Interaction between the prudential and
Publication date: 1 July 2016
Key messages:
- The prudential framework has been strengthened since the beginning of the financial crisis resulting in more resilient financial sector. Some of the concerns that instigated the IASB revision of the impairment model have been in the meantime also addressed by prudential measures. The regulators declared not to focus on further significant increase of overall capital requirements.
- The overall amount of provisions under IFRS 9 includes impairment and expectations of future losses (that may or may not materialize). The provision balance will increase on the adoption of IFRS 9 due to incorporation of such future expected losses on a catch-up basis(retrospective application of IFRS 9). This will have a negative impact on shareholders’ equity and CET 1 ratios. What will not change is the overall amount of risk, or losses. A decrease in CET1 ratio without a change in the overall level of expected and unexpected losses is not acceptable.
- Current prudential rules were calibrated on accounting’s Incurred Loss Model. Assuming that the prudential expected loss (EL) is correct from a prudential point of view (12 month-EL), the prudential rules need to be recalibrated to reflect the changes of the new accounting model (Lifetime Credit Expected Losses-LTECL) consistently for STA and IRB approaches. Under the current prudential framework, own funds requirements are determined to absorb unexpected losses and there is potentially an overlap between LTECL determined according to IFRS 9 and unexpected losses as defined by the regulatory framework. The delta between 12 m EL and LTCEL is already reflected in the unexpected losses under prudential framework, covered by capital. The impact on capital ratios resulting from the IFRS 9 should be taken into account in the overall calibration of the capital framework to avoid double counting and ensure a level playing field, regardless of the underlying accounting regime.
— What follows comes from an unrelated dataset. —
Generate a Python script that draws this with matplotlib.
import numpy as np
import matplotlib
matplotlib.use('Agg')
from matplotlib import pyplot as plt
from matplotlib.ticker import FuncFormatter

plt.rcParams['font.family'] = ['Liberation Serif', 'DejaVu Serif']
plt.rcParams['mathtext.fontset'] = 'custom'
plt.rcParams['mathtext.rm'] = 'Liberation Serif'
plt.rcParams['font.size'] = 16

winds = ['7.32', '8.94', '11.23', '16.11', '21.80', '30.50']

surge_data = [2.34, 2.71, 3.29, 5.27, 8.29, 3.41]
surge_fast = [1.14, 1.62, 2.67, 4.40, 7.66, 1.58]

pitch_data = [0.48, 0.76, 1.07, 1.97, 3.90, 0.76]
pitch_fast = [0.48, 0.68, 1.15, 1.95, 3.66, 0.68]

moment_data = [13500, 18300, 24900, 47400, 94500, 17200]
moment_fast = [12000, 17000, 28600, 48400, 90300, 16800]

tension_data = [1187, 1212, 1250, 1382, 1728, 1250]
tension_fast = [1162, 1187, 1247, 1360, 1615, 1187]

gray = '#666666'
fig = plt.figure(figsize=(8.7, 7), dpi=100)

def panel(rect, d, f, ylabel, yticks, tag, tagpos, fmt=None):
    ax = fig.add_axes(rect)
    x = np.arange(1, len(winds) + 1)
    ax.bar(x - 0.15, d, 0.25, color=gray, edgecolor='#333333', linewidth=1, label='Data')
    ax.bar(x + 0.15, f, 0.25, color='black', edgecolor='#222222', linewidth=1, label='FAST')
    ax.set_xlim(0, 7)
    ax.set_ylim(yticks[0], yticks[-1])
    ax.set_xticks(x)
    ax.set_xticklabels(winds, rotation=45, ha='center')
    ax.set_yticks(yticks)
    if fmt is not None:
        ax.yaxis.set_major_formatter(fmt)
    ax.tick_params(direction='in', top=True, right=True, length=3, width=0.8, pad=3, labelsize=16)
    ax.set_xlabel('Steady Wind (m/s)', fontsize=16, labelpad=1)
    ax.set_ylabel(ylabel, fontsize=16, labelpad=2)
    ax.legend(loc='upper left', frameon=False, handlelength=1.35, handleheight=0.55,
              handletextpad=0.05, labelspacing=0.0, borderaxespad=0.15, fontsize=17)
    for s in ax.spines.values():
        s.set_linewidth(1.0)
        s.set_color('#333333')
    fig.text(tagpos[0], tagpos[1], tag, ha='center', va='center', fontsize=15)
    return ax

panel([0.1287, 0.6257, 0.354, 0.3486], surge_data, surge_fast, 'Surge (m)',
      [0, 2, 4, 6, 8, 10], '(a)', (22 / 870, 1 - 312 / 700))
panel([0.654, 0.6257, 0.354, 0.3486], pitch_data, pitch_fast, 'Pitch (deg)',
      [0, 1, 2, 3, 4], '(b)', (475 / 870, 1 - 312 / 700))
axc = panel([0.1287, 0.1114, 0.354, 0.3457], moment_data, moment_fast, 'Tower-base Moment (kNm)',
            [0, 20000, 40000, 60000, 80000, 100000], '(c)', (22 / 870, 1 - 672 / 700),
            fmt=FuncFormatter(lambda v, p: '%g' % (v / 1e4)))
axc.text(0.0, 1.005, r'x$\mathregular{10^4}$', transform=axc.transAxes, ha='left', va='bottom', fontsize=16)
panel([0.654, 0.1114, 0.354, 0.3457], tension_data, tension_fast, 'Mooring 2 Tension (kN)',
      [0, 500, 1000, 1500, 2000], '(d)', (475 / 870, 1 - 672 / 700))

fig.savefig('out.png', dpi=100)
- Without adjustments to the current capital regime by 2018, CET1 ratios are expected to decrease without a corresponding change in the level of risk, risk appetite, banks’ strategy, management or level of losses. The increased cost of capital is expected to impact banks’ lending practices and pricing unless the prudential framework is modified to offset the capital impact of IFRS 9 expected loss model.
- A revision is required before 2018. An EU solution must be introduced should the Basel Committee fail to provide a satisfactory solution for 2018.